* START Record set *

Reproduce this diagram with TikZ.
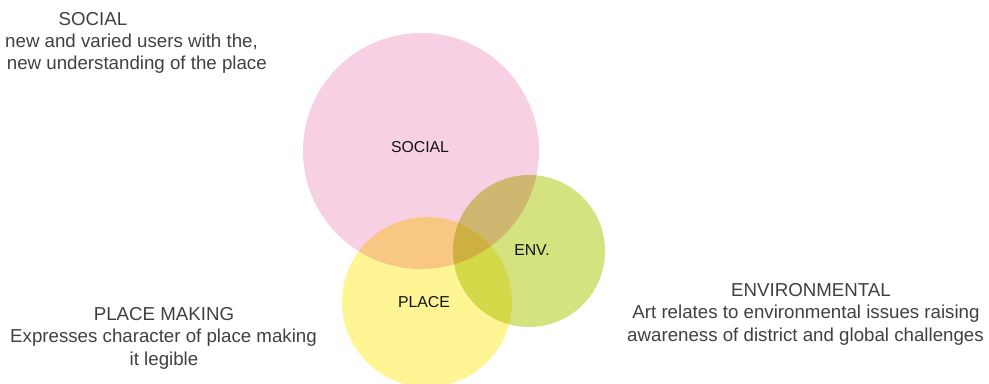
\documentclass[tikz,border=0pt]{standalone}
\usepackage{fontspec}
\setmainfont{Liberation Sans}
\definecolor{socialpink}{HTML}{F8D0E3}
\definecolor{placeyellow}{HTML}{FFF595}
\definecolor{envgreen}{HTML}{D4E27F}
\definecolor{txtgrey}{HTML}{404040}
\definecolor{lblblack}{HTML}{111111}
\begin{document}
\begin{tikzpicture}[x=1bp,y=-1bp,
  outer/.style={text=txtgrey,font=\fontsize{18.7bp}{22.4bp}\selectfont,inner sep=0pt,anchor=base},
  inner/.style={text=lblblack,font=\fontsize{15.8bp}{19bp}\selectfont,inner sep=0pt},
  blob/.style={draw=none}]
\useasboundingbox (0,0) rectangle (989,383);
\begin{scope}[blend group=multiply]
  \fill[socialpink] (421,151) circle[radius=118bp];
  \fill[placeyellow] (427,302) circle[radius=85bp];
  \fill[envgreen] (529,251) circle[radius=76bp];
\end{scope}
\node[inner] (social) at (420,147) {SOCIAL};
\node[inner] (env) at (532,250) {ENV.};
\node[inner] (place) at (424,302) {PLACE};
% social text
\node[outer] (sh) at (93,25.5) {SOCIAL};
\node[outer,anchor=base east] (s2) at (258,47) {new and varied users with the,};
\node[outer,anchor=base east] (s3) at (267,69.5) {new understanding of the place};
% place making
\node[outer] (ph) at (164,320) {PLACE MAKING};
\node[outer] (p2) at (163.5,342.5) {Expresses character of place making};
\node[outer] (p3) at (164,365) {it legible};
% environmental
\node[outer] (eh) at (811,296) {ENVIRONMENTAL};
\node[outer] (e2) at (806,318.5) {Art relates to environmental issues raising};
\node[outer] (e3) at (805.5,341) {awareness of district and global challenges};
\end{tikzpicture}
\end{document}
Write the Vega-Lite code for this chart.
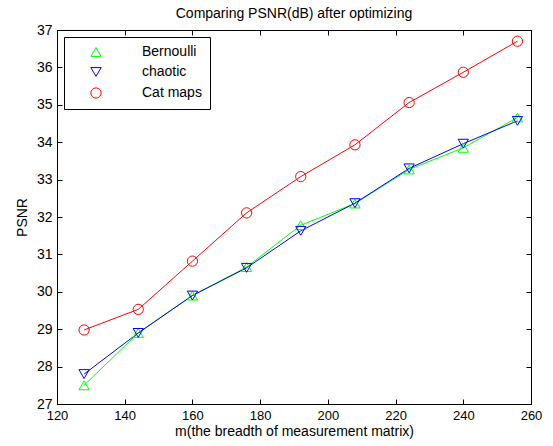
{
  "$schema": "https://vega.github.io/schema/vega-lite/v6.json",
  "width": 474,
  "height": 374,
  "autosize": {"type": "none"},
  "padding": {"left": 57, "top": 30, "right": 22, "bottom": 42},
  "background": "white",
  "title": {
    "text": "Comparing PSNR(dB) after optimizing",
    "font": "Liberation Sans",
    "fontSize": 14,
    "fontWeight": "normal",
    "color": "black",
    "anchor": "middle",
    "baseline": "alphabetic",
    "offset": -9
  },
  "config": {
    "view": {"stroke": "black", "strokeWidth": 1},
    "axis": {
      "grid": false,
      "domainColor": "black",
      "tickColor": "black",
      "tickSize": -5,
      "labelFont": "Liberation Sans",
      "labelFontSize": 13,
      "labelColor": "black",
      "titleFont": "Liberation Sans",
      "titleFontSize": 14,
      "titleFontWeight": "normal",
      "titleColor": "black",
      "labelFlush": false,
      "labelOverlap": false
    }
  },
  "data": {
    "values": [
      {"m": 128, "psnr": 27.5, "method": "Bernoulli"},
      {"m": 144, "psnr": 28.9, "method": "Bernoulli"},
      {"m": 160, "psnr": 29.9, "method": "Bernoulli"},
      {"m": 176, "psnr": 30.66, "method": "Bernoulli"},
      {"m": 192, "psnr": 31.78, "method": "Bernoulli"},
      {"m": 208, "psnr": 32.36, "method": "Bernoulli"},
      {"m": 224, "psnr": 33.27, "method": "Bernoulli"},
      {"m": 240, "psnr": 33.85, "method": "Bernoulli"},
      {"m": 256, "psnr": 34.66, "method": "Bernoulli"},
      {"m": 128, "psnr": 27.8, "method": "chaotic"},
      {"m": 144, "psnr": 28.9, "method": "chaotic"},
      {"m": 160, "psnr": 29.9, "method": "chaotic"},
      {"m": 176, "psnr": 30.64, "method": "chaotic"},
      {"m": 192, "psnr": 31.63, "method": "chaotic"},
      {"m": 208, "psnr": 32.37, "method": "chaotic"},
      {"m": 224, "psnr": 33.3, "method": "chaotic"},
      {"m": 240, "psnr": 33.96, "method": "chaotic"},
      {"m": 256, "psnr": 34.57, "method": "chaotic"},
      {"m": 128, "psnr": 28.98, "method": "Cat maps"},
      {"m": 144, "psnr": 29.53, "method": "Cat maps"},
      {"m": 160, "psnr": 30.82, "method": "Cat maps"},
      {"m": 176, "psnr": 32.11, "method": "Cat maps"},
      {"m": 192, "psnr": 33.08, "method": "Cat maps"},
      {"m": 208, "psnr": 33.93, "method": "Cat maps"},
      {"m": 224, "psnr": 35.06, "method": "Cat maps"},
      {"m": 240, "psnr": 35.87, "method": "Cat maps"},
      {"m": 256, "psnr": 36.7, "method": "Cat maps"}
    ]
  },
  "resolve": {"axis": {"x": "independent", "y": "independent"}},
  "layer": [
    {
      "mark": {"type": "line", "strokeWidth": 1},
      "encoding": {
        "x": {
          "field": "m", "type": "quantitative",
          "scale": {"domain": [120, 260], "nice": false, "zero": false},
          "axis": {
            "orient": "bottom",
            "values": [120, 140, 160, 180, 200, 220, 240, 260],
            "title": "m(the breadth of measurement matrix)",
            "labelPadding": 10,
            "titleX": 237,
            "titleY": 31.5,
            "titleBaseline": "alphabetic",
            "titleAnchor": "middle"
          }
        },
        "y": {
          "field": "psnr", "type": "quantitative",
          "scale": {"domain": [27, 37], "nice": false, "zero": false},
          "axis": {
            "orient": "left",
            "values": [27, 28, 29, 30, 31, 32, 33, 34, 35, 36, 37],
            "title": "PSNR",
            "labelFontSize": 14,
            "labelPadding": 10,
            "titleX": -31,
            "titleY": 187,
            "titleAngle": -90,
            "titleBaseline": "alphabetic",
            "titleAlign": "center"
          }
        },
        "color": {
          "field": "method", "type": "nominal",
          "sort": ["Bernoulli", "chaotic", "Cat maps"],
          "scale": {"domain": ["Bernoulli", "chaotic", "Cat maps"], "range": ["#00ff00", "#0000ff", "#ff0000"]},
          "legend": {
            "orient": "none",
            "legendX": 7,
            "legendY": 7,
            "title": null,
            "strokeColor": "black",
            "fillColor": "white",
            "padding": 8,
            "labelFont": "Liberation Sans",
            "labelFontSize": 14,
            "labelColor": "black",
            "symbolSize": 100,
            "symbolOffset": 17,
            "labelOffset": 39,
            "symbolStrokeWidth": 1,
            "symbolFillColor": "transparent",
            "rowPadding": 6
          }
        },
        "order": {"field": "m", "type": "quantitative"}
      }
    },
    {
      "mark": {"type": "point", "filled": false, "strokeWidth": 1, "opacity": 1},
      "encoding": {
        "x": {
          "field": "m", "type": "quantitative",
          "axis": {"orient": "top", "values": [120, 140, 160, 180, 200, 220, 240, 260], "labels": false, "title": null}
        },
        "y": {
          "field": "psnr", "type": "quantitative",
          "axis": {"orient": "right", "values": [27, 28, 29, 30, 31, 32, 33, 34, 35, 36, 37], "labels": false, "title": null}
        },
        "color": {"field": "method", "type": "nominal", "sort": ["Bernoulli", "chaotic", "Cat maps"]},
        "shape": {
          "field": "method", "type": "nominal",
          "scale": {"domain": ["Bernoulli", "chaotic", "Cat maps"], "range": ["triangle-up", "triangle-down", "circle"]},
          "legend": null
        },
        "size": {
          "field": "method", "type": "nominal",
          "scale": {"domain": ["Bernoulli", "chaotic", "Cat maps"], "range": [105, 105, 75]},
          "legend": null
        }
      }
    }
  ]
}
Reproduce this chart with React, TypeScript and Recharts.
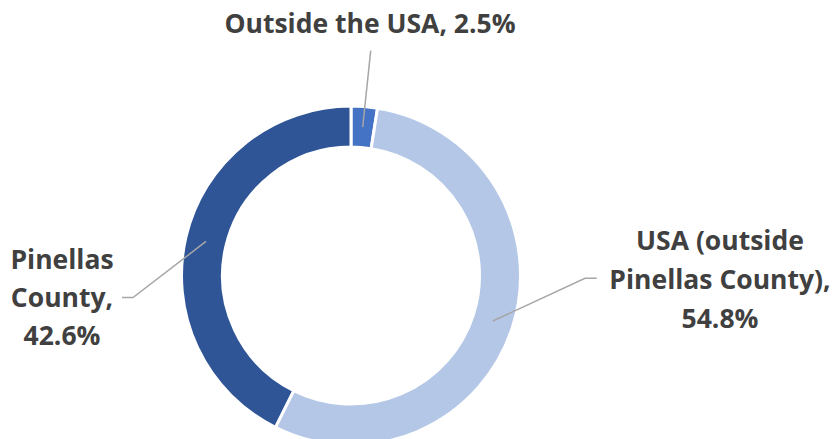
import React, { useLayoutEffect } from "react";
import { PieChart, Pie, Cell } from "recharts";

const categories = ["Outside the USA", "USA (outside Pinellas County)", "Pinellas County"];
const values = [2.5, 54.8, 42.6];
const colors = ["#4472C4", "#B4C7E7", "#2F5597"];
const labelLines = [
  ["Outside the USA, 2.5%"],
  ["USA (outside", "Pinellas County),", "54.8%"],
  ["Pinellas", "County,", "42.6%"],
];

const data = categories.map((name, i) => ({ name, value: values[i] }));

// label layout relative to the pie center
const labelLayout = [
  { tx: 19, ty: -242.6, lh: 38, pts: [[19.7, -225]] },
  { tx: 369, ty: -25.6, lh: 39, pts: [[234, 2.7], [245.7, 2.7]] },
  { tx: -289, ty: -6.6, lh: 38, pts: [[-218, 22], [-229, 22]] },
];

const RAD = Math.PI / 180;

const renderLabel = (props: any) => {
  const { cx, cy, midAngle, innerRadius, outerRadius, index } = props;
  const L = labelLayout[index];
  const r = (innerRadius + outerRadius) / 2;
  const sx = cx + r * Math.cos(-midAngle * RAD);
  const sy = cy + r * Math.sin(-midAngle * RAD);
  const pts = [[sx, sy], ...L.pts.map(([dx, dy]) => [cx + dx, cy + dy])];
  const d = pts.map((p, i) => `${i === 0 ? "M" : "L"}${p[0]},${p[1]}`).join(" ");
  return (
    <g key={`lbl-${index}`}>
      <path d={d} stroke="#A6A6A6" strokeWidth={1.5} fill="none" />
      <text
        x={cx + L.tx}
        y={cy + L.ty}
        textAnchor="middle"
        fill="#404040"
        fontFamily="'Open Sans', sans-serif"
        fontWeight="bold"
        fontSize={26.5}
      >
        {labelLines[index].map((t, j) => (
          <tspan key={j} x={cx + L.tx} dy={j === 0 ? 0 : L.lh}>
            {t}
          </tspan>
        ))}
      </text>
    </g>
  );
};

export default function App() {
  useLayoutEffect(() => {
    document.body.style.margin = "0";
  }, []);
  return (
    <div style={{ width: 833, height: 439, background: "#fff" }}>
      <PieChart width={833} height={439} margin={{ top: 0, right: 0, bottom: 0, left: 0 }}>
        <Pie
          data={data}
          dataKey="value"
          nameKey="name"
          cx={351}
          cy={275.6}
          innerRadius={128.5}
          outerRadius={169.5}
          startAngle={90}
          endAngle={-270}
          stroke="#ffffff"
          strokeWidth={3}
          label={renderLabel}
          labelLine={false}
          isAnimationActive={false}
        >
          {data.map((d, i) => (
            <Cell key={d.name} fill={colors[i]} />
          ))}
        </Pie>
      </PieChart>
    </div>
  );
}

* END Record set *

* Problem to work on *
Extract from the material above the stretch running from the line containing "Reproduce this chart" through the line containing "PieChart, Pie, Cell". Keep the text exact and the pictures out.

* Exercise solution *
Reproduce this chart with React, TypeScript and Recharts.
import React, { useLayoutEffect } from "react";
import { PieChart, Pie, Cell } from "recharts";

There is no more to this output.